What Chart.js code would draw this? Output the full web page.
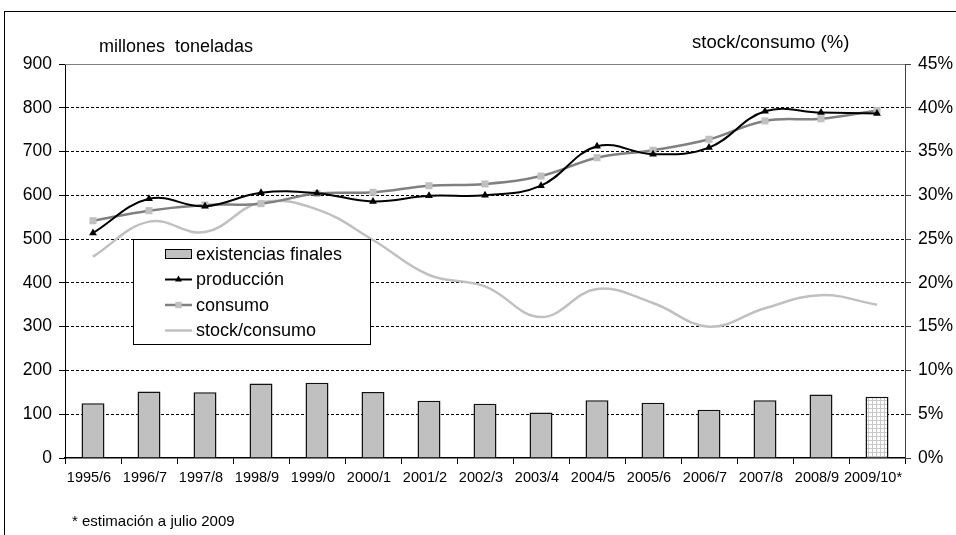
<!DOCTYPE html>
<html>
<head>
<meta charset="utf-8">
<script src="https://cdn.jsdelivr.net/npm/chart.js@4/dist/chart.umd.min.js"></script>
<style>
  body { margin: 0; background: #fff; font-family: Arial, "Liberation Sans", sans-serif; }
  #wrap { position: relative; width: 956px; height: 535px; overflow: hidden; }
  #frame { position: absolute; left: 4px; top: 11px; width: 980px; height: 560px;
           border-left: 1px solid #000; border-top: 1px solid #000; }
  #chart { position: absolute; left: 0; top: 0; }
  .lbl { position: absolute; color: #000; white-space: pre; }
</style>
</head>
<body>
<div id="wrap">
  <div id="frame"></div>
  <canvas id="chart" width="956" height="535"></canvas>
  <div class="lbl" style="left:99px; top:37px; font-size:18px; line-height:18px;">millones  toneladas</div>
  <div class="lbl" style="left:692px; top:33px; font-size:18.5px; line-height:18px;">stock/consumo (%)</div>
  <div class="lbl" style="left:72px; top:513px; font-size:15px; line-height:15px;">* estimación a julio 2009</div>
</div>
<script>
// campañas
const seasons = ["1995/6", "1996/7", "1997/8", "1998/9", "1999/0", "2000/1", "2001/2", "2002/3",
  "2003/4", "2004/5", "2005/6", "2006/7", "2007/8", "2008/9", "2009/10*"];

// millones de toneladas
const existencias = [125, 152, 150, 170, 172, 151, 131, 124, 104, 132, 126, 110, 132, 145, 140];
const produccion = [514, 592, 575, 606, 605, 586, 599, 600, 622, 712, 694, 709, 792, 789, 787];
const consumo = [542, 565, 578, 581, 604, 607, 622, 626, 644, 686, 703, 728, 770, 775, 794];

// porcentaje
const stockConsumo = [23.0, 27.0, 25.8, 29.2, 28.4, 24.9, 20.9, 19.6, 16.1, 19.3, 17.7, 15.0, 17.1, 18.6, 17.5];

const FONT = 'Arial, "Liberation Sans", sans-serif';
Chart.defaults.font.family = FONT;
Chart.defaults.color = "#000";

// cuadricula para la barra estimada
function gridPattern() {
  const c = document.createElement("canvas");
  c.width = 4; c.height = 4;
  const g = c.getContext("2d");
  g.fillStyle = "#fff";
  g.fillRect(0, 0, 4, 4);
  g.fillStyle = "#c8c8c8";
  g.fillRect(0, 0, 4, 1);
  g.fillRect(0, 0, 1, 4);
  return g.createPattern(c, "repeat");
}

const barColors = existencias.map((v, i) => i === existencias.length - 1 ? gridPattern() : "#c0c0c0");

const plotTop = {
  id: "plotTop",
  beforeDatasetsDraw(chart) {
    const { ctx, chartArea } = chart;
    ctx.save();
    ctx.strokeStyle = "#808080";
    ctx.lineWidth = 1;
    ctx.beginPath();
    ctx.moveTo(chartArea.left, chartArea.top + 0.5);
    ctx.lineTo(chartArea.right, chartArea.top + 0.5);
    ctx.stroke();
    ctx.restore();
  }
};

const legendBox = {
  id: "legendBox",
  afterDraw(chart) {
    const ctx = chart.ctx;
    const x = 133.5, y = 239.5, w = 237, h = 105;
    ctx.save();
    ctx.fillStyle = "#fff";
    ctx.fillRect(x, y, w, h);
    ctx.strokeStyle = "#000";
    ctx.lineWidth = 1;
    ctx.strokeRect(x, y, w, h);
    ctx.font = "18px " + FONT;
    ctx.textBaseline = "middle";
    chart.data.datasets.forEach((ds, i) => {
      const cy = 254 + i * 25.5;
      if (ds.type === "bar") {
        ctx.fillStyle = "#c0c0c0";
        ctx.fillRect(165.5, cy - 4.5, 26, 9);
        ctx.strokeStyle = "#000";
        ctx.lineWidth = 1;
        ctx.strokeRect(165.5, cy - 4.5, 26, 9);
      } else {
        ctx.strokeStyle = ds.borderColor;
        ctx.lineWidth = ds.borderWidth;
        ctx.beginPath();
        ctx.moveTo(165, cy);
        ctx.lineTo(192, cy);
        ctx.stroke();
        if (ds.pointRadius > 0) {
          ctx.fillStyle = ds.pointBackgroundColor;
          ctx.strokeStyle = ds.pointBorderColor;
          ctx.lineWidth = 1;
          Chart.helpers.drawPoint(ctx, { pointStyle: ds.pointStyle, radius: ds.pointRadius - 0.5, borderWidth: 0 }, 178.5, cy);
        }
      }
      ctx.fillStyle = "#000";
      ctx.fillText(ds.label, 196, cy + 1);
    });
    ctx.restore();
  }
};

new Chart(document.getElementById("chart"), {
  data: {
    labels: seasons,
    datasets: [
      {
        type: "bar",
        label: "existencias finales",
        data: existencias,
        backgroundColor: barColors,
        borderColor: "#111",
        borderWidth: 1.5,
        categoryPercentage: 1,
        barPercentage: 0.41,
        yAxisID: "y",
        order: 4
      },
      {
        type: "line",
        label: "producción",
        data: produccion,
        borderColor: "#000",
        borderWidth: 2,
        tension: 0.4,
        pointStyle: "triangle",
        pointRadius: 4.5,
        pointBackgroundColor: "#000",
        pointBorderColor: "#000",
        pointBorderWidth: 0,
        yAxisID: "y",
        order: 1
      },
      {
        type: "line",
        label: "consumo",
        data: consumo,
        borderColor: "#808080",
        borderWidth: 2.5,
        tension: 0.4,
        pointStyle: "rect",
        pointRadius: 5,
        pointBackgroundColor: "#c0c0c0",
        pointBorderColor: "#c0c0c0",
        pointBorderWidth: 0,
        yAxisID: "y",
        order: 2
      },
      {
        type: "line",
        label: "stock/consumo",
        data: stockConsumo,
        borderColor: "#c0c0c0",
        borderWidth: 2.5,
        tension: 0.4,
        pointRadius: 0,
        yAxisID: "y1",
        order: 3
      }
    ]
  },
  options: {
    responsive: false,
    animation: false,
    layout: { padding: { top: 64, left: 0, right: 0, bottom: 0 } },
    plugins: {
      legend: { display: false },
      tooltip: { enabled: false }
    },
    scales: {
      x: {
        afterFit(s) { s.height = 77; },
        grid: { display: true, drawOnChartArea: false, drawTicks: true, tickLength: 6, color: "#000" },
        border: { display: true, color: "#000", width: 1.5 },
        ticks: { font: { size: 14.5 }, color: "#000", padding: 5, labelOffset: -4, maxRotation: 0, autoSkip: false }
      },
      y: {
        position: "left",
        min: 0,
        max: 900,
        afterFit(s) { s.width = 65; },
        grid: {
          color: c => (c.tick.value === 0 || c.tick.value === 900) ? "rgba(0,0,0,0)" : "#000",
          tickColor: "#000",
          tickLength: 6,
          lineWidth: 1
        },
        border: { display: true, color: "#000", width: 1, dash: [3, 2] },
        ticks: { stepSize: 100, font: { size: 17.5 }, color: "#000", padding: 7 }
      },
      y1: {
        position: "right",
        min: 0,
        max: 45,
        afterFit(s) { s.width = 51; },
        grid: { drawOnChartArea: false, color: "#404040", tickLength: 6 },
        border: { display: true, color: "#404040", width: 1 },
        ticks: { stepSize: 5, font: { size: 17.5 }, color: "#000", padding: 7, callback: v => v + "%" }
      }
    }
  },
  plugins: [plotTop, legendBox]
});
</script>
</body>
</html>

────────────────────────────────────────

Exercise ->
Return each line of the data, keeping its wording exact and omitting pictures.

Correct response ->
What Chart.js code would draw this? Output the full web page.
<!DOCTYPE html>
<html>
<head>
<meta charset="utf-8">
<script src="https://cdn.jsdelivr.net/npm/chart.js@4/dist/chart.umd.min.js"></script>
<style>
  body { margin: 0; background: #fff; font-family: Arial, "Liberation Sans", sans-serif; }
  #wrap { position: relative; width: 956px; height: 535px; overflow: hidden; }
  #frame { position: absolute; left: 4px; top: 11px; width: 980px; height: 560px;
           border-left: 1px solid #000; border-top: 1px solid #000; }
  #chart { position: absolute; left: 0; top: 0; }
  .lbl { position: absolute; color: #000; white-space: pre; }
</style>
</head>
<body>
<div id="wrap">
  <div id="frame"></div>
  <canvas id="chart" width="956" height="535"></canvas>
  <div class="lbl" style="left:99px; top:37px; font-size:18px; line-height:18px;">millones  toneladas</div>
  <div class="lbl" style="left:692px; top:33px; font-size:18.5px; line-height:18px;">stock/consumo (%)</div>
  <div class="lbl" style="left:72px; top:513px; font-size:15px; line-height:15px;">* estimación a julio 2009</div>
</div>
<script>
// campañas
const seasons = ["1995/6", "1996/7", "1997/8", "1998/9", "1999/0", "2000/1", "2001/2", "2002/3",
  "2003/4", "2004/5", "2005/6", "2006/7", "2007/8", "2008/9", "2009/10*"];

// millones de toneladas
const existencias = [125, 152, 150, 170, 172, 151, 131, 124, 104, 132, 126, 110, 132, 145, 140];
const produccion = [514, 592, 575, 606, 605, 586, 599, 600, 622, 712, 694, 709, 792, 789, 787];
const consumo = [542, 565, 578, 581, 604, 607, 622, 626, 644, 686, 703, 728, 770, 775, 794];

// porcentaje
const stockConsumo = [23.0, 27.0, 25.8, 29.2, 28.4, 24.9, 20.9, 19.6, 16.1, 19.3, 17.7, 15.0, 17.1, 18.6, 17.5];

const FONT = 'Arial, "Liberation Sans", sans-serif';
Chart.defaults.font.family = FONT;
Chart.defaults.color = "#000";

// cuadricula para la barra estimada
function gridPattern() {
  const c = document.createElement("canvas");
  c.width = 4; c.height = 4;
  const g = c.getContext("2d");
  g.fillStyle = "#fff";
  g.fillRect(0, 0, 4, 4);
  g.fillStyle = "#c8c8c8";
  g.fillRect(0, 0, 4, 1);
  g.fillRect(0, 0, 1, 4);
  return g.createPattern(c, "repeat");
}

const barColors = existencias.map((v, i) => i === existencias.length - 1 ? gridPattern() : "#c0c0c0");

const plotTop = {
  id: "plotTop",
  beforeDatasetsDraw(chart) {
    const { ctx, chartArea } = chart;
    ctx.save();
    ctx.strokeStyle = "#808080";
    ctx.lineWidth = 1;
    ctx.beginPath();
    ctx.moveTo(chartArea.left, chartArea.top + 0.5);
    ctx.lineTo(chartArea.right, chartArea.top + 0.5);
    ctx.stroke();
    ctx.restore();
  }
};

const legendBox = {
  id: "legendBox",
  afterDraw(chart) {
    const ctx = chart.ctx;
    const x = 133.5, y = 239.5, w = 237, h = 105;
    ctx.save();
    ctx.fillStyle = "#fff";
    ctx.fillRect(x, y, w, h);
    ctx.strokeStyle = "#000";
    ctx.lineWidth = 1;
    ctx.strokeRect(x, y, w, h);
    ctx.font = "18px " + FONT;
    ctx.textBaseline = "middle";
    chart.data.datasets.forEach((ds, i) => {
      const cy = 254 + i * 25.5;
      if (ds.type === "bar") {
        ctx.fillStyle = "#c0c0c0";
        ctx.fillRect(165.5, cy - 4.5, 26, 9);
        ctx.strokeStyle = "#000";
        ctx.lineWidth = 1;
        ctx.strokeRect(165.5, cy - 4.5, 26, 9);
      } else {
        ctx.strokeStyle = ds.borderColor;
        ctx.lineWidth = ds.borderWidth;
        ctx.beginPath();
        ctx.moveTo(165, cy);
        ctx.lineTo(192, cy);
        ctx.stroke();
        if (ds.pointRadius > 0) {
          ctx.fillStyle = ds.pointBackgroundColor;
          ctx.strokeStyle = ds.pointBorderColor;
          ctx.lineWidth = 1;
          Chart.helpers.drawPoint(ctx, { pointStyle: ds.pointStyle, radius: ds.pointRadius - 0.5, borderWidth: 0 }, 178.5, cy);
        }
      }
      ctx.fillStyle = "#000";
      ctx.fillText(ds.label, 196, cy + 1);
    });
    ctx.restore();
  }
};

new Chart(document.getElementById("chart"), {
  data: {
    labels: seasons,
    datasets: [
      {
        type: "bar",
        label: "existencias finales",
        data: existencias,
        backgroundColor: barColors,
        borderColor: "#111",
        borderWidth: 1.5,
        categoryPercentage: 1,
        barPercentage: 0.41,
        yAxisID: "y",
        order: 4
      },
      {
        type: "line",
        label: "producción",
        data: produccion,
        borderColor: "#000",
        borderWidth: 2,
        tension: 0.4,
        pointStyle: "triangle",
        pointRadius: 4.5,
        pointBackgroundColor: "#000",
        pointBorderColor: "#000",
        pointBorderWidth: 0,
        yAxisID: "y",
        order: 1
      },
      {
        type: "line",
        label: "consumo",
        data: consumo,
        borderColor: "#808080",
        borderWidth: 2.5,
        tension: 0.4,
        pointStyle: "rect",
        pointRadius: 5,
        pointBackgroundColor: "#c0c0c0",
        pointBorderColor: "#c0c0c0",
        pointBorderWidth: 0,
        yAxisID: "y",
        order: 2
      },
      {
        type: "line",
        label: "stock/consumo",
        data: stockConsumo,
        borderColor: "#c0c0c0",
        borderWidth: 2.5,
        tension: 0.4,
        pointRadius: 0,
        yAxisID: "y1",
        order: 3
      }
    ]
  },
  options: {
    responsive: false,
    animation: false,
    layout: { padding: { top: 64, left: 0, right: 0, bottom: 0 } },
    plugins: {
      legend: { display: false },
      tooltip: { enabled: false }
    },
    scales: {
      x: {
        afterFit(s) { s.height = 77; },
        grid: { display: true, drawOnChartArea: false, drawTicks: true, tickLength: 6, color: "#000" },
        border: { display: true, color: "#000", width: 1.5 },
        ticks: { font: { size: 14.5 }, color: "#000", padding: 5, labelOffset: -4, maxRotation: 0, autoSkip: false }
      },
      y: {
        position: "left",
        min: 0,
        max: 900,
        afterFit(s) { s.width = 65; },
        grid: {
          color: c => (c.tick.value === 0 || c.tick.value === 900) ? "rgba(0,0,0,0)" : "#000",
          tickColor: "#000",
          tickLength: 6,
          lineWidth: 1
        },
        border: { display: true, color: "#000", width: 1, dash: [3, 2] },
        ticks: { stepSize: 100, font: { size: 17.5 }, color: "#000", padding: 7 }
      },
      y1: {
        position: "right",
        min: 0,
        max: 45,
        afterFit(s) { s.width = 51; },
        grid: { drawOnChartArea: false, color: "#404040", tickLength: 6 },
        border: { display: true, color: "#404040", width: 1 },
        ticks: { stepSize: 5, font: { size: 17.5 }, color: "#000", padding: 7, callback: v => v + "%" }
      }
    }
  },
  plugins: [plotTop, legendBox]
});
</script>
</body>
</html>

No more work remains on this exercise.